ミッドナイト・エクスプレス

1978年作品
監督 アラン・パーカー 出演 ブラッド・デイヴィス、ジョン・ハート
(あらすじ)
1970年のトルコ。アメリカ人旅行者のビリー・ヘイズ(ブラッド・デイヴィス)は、観光中に手に入れた2kgのハシシを服の下に隠して空港から出国しようとするが、爆弾テロの警備に当たっていた警察に逮捕され、刑務所に送られてしまう。当時のトルコでは、海外へのヘロイン密輸が大きな国際問題になっており、麻薬犯罪の撲滅に毅然とした姿勢を示したい検察側は、裁判でビリーに終身刑を求刑する….


ダウンタウン物語(1976年)」の翌々年に公開されたアラン・パーカー出世作

アメリカ人のビリーにしてみれば、ハシシの不法所持くらい大した事ではないと考えていたんだろうが、言葉や価値観の異なる異国の地での裁判は、彼にとって悪夢のような非現実感の中で進んでいき、結局、彼には懲役4年2月の実刑判決が下される。

しかし、彼自身も悪いことをしたという自覚はあるので、この“現実”に関しては必死になって受け入れようとするのだが、出所まで残すところあと53日となったときに訪れる第二の悲劇は正に致命的。
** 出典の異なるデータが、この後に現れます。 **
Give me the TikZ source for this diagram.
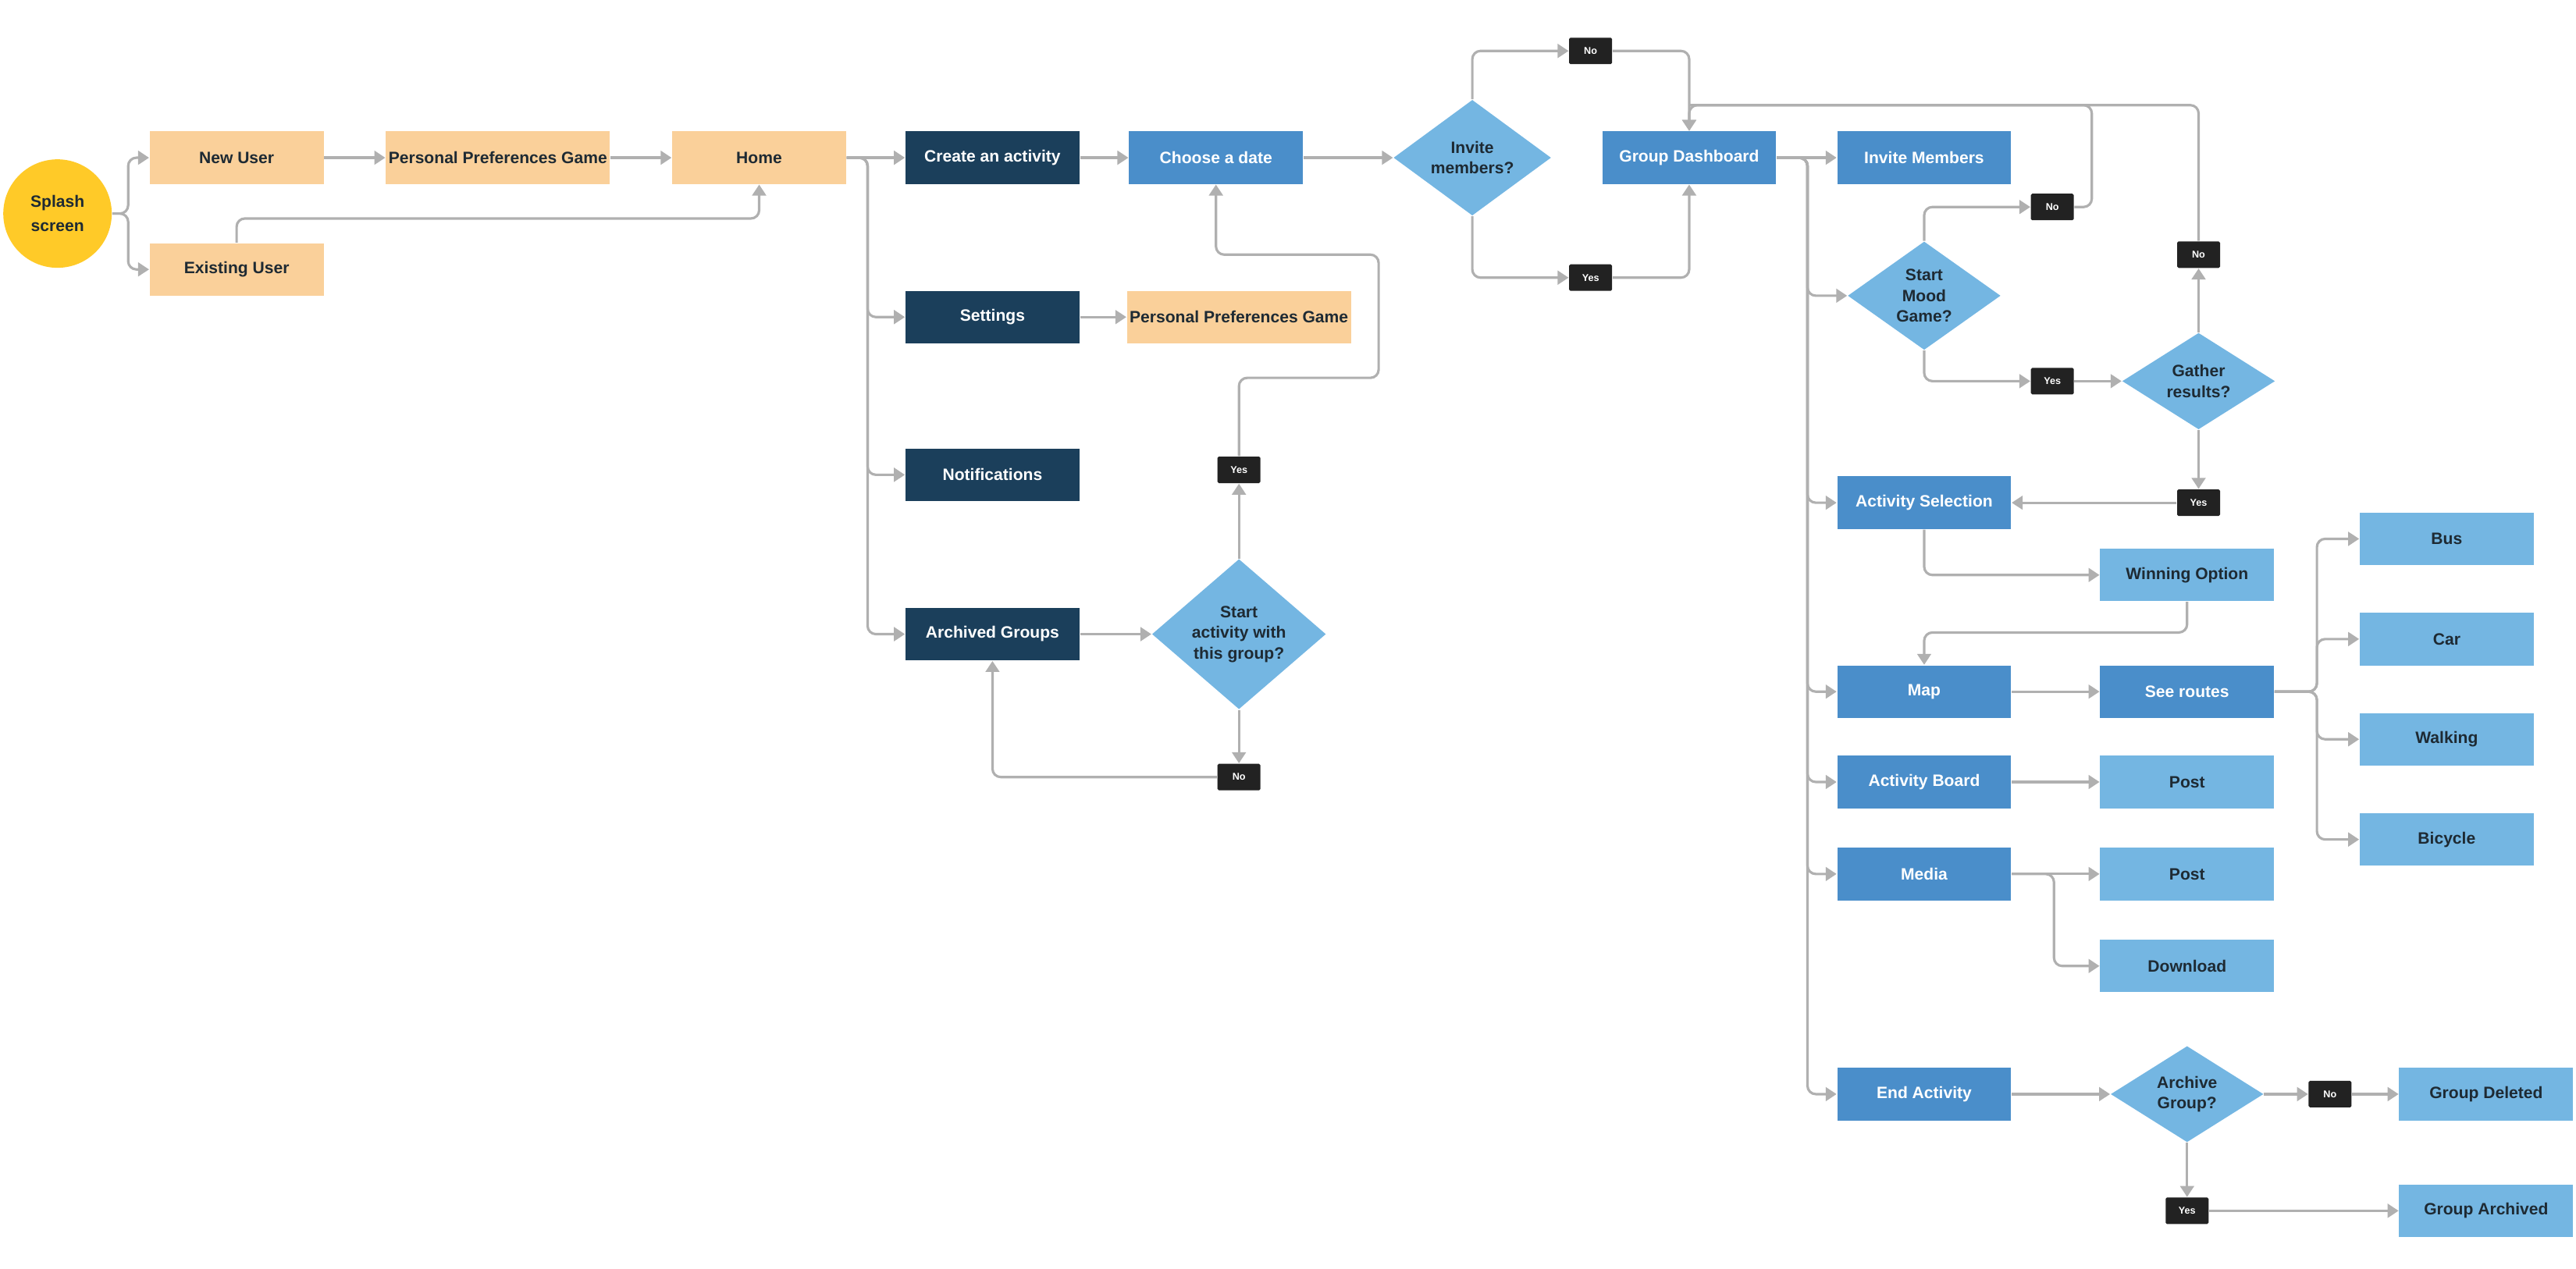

絶望した彼は遂に脱獄を決意することになるが、原題でもあるこの“ミッドナイト・エクスプレス”という言葉は、脱獄を意味する囚人たちの隠語らしい。

まあ、“ある犯罪に対してどの程度の刑を科すべきか”という問題はなかなか難しく、異なった歴史を有する国の間でバラつきがあるのは(ある程度?)仕方が無いのだろう。本作が、ビリーの行為を正当化するため、“刑が重過ぎる”という理由以外に、“一度確定した刑が覆される”という別の理由を用意したのもおそらくそのせいであり、仮に最初の裁判で求刑どおり終身刑の判決が下されていたら、全く別の話になっていたのかもしれない。

実をいうと、本作は前に一度見たことがあり、先日の麻薬を密輸して捕まった日本人が中国で死刑になったというニュースを知って(あやふやになっていた本作の記憶を新たにするためにも)見直してみた訳であるが、中国のケースではこの二つ目の理由が存在しないため、単純な比較は出来なかった。

ということで、メッセージ的には少々微妙なところがあるものの、アラン・パーカーの演出の的確さは見事であり、既に完成の域に達していると言って良い。これが監督二作目というのだから、才能のある人はやっぱりちょっと違いますねえ。